Поднялись, и передо мной открывается широкая мансарда – скорее чердак, но ухоженный, чисто вылизанный. В глубине – непривычно широкая кровать, по левую сторону от неё, под покатым окном – стол, заваленный следами чьей-то усердной жизни: книги, стеклянная банка с мутной крашеной водой, рядом засохшие кисти. Прямо напротив входа – небольшой, но вместительный шкаф, в котором я сам мог бы спокойно обосноваться. В тесной камере как раз себя так и чувствуешь – защищённый со всех сторон тонкими стенами воздуха, которые насквозь видно со всех сторон. Ты заперт снаружи, но каждый сантиметр внутри – инструмент для воображения. Странная алхимия выживания.

– Мы решили, тебе подойдёт, – звучит за спиной её голос, звонкий, но мягкий. – Если не нравится, могу постелить в гостиной. Но мне на твоём месте хотелось бы уединения.

"На твоём месте"… Никто за всю мою гребаную жизнь не примерял на себя мою шкуру. Да я и сам в ней ссохся, как мумия, что не снять

– Всё путём, – отвечаю, растягивая рот в подобии улыбки. Всем телом стараюсь быть мягким, не острым, не спугнуть. – Мне любой уголок – как хоромы..

– Сейчас принесу постельное. Тебе одеяло надо?

– Было бы неплохо.

Я забыл, что такое тепло. Десять зим спал на деревянном матрасе, который до меня сотни таких же тел пропитали потом, страхом, болезнями. Прутья кровати впивались в рёбра так, что поначалу казалось – позвонки выжгутся изнутри. Со временем привыкаешь. Начинаешь воображать, будто это массажное кресло. Одеяла мы видели только когда их вывешивали на сушку в локалке, но затем они отправлялись к надсмотрщикам – им надо важные попки держать в тепле, а отребье пускай газетками покрывается.

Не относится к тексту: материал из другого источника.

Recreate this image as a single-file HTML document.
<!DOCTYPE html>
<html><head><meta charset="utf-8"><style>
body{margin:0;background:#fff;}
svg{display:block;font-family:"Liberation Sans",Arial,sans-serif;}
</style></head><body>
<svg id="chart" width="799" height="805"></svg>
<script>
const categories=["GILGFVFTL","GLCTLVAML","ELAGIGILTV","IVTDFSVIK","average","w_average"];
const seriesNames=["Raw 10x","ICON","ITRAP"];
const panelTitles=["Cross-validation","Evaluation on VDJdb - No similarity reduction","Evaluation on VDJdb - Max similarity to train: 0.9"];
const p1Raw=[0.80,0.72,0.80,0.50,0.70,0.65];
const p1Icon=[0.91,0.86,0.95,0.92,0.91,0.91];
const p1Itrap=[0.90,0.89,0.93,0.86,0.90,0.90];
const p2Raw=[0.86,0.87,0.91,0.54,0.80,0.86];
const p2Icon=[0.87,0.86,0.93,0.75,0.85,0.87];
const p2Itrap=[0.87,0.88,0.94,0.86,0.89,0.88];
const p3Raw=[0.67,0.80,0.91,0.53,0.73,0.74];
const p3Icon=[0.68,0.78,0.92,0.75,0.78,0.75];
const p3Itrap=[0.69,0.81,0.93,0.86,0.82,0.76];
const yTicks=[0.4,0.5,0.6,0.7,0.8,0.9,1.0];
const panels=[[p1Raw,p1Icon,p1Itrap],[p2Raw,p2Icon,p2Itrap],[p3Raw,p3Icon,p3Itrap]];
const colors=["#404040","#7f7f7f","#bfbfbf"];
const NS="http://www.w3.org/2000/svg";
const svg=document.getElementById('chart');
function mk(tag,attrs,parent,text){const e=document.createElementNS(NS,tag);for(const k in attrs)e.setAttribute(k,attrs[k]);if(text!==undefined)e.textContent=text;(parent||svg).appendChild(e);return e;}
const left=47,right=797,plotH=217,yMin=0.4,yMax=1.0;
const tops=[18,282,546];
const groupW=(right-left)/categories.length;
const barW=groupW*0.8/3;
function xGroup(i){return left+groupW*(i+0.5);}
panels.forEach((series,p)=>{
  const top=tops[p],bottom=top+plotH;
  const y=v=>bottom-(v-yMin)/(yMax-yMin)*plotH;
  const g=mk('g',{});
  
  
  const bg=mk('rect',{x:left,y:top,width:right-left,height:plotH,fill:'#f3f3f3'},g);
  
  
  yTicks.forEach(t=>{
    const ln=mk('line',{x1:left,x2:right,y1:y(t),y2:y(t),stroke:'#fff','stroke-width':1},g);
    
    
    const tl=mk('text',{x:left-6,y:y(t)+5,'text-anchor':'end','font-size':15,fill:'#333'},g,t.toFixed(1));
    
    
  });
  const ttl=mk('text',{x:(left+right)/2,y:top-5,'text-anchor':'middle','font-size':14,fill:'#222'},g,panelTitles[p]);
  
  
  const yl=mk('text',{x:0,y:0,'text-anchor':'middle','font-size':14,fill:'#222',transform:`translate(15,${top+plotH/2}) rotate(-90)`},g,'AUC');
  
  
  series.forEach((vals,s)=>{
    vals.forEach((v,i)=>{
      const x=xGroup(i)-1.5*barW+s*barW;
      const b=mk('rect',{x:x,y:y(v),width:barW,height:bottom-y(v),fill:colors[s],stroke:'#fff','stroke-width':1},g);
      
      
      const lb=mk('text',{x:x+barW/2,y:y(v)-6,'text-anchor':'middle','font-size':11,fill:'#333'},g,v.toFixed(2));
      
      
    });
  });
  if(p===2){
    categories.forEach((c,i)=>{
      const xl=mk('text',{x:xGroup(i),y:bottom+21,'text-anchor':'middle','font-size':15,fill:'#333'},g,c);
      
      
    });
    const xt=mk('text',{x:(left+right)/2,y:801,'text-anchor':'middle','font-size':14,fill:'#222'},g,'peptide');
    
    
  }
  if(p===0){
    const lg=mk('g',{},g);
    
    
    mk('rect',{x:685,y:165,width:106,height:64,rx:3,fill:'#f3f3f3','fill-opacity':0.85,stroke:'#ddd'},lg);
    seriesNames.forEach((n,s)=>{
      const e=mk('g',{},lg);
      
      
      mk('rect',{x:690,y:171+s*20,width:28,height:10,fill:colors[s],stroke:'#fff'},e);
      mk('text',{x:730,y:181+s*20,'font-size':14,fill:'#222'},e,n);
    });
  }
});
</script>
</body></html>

Воздух мансарды висит тяжело, как влажная шкура. Пахнет не просто пылью – а временем, выдохшимся и осевшим между балками, пахнет смолой, проступившей сквозь столетние доски, как старая кровь сквозь бинты. Запах не из приятных, но он для меня сродни первому вдоху после удушья – горький, чужой, но не пахнущий тюрьмой. Этот запах не имел ничего общего с вонью параши, затхлостью карцера или едким потом слоновки. Я застыл посреди этого пространства, ощущая себя ободранным до костей, выброшенным на всеобщее обозрение, пока мир рассматривает мои шрамы. Каждый мускул, каждая жила под кожей мелко дрожала, будто под ней копошились черви. Вся броня, вся привычная окаменелость, с которой выходил на прогулку под конвоем, тут рассыпалась в прах. Тишина давит – не та, густая, наполненная скрипами, храпами, пердежом и тяжёлым дыханием двух десятков тел за стеной, а именно пустота. Звенящая, зияющая, она давит не как за решёткой, где каждое молчание проедает мозг, а как глубокая яма, в которую легко провалиться.

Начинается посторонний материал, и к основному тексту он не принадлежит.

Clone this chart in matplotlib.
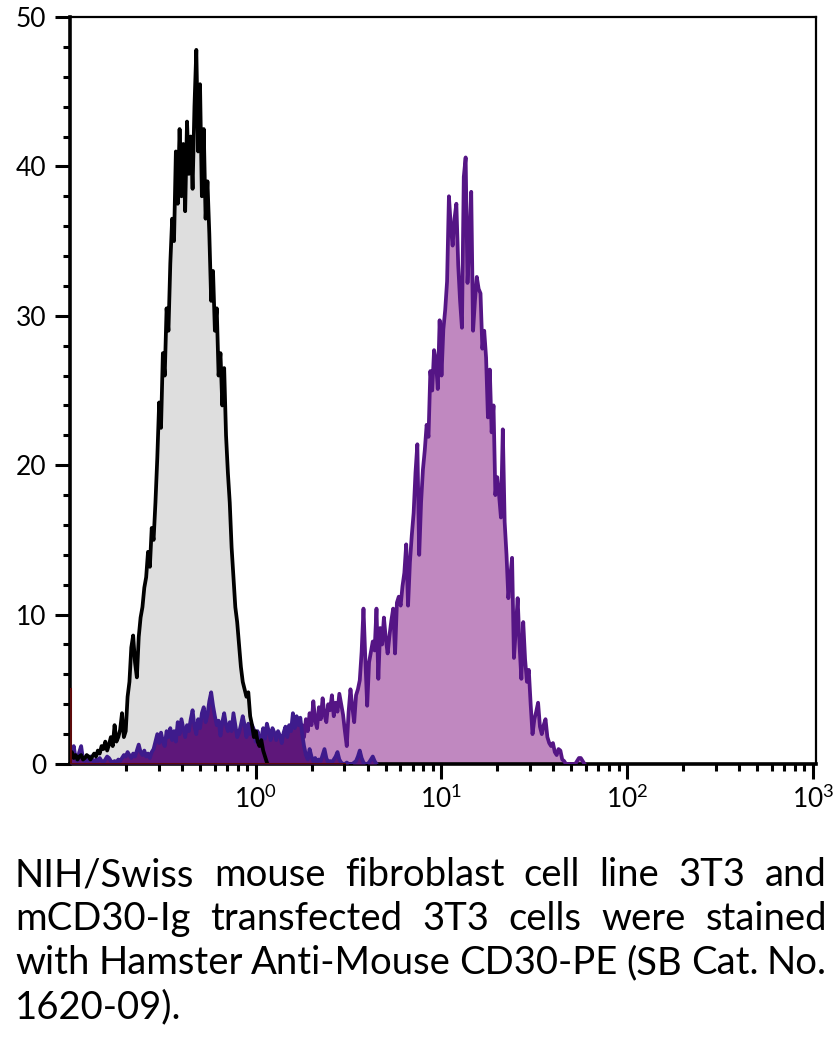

Виола вернулась, таща в охапке бельё – простыни, подушка, одеяло. Всё это пахнет морозом, солнцем и чем-то безжалостно чужим – свежестью. Этот запах ударил в ноздри, как пощёчина. Она молча, без лишних слов, оставляет всё на широком матрасе, кивает коротко, почти по-мужски, и растворяется за дверью, оставляя меня наедине с этой немой, щедрой подачкой.

Я сел на кровать не сразу – проверял, не исчезнет ли, если к ней прикоснуться слишком уверенно. В тюрьме такое случалось: дашь волю надежде – и она умирает у тебя в руках, как слабое животное. Присаживаюсь, медленно вытягиваю ноги, опираяюсь ладонями по обе стороны, вслушиваясь, как доски подо мной скрипят. Звук такой человеческий, домашний. Не грохот железных нар, не звон ключей, не шаги надзирателя. Всего лишь старое дерево, которое имеет право жаловаться на годы.

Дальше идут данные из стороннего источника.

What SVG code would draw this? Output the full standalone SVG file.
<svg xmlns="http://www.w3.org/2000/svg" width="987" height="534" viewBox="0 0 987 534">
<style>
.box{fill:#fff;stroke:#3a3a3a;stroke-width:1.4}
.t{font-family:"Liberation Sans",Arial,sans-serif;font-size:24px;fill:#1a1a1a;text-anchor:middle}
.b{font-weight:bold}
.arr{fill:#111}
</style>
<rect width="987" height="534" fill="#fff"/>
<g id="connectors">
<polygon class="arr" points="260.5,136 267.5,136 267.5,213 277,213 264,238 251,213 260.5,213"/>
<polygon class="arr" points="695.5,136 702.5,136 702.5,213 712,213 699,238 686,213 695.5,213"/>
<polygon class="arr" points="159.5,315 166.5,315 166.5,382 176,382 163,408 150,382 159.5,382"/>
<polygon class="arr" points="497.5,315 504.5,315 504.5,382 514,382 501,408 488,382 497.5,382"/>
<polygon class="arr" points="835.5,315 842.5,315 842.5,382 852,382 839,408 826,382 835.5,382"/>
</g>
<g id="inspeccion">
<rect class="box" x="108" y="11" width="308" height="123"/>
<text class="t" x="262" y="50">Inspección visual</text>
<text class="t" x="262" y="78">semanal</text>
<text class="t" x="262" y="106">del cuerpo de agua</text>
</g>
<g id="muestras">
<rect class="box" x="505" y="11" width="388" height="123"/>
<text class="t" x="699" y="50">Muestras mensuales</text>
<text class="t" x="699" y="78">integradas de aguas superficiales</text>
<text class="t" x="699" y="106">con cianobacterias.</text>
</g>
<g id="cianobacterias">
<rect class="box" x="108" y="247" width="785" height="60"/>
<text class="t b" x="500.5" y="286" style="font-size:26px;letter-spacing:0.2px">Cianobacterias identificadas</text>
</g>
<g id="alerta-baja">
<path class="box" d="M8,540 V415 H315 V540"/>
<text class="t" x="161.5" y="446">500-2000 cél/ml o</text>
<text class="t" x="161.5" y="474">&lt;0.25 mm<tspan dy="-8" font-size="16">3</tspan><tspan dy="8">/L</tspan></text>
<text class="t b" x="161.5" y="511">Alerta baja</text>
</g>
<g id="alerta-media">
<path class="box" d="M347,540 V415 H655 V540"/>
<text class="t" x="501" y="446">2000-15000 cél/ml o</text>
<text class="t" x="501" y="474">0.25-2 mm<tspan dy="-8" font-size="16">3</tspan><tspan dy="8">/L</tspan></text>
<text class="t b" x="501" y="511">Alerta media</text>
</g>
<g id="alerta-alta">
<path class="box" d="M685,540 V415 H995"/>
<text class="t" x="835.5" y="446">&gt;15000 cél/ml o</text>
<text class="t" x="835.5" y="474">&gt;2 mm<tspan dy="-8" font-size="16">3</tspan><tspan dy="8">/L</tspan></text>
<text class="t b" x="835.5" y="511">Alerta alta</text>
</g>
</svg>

Опускаюсь на край кровати. Ткань под пальцами ощущается чужой кожей, гладкой, прохладной. И почему-то это бьёт сильнее любого удара дубинкой. Этот клочок уюта – большая роскошь для человека, который десяток лет засыпал, вжимаясь в бетон, слушая, как трубы кашляют по ночам.

Но внутри, под рёбрами, всё сжимается в тугой узел. Привычка. Инстинкт. Зверь в глубинах души не верит в свободу. Добродушие – подозрительно. Тишина – угрожающа. Простор – ловушка. Стены не разошлись – они следуют за тобой, зажимают в углу и шепчут, что свобода – не дар, а экзамен, на котором нельзя ошибаться. Испытание силой воли, этой тишиной, этим простором, этой ужасающей возможностью… быть человеком.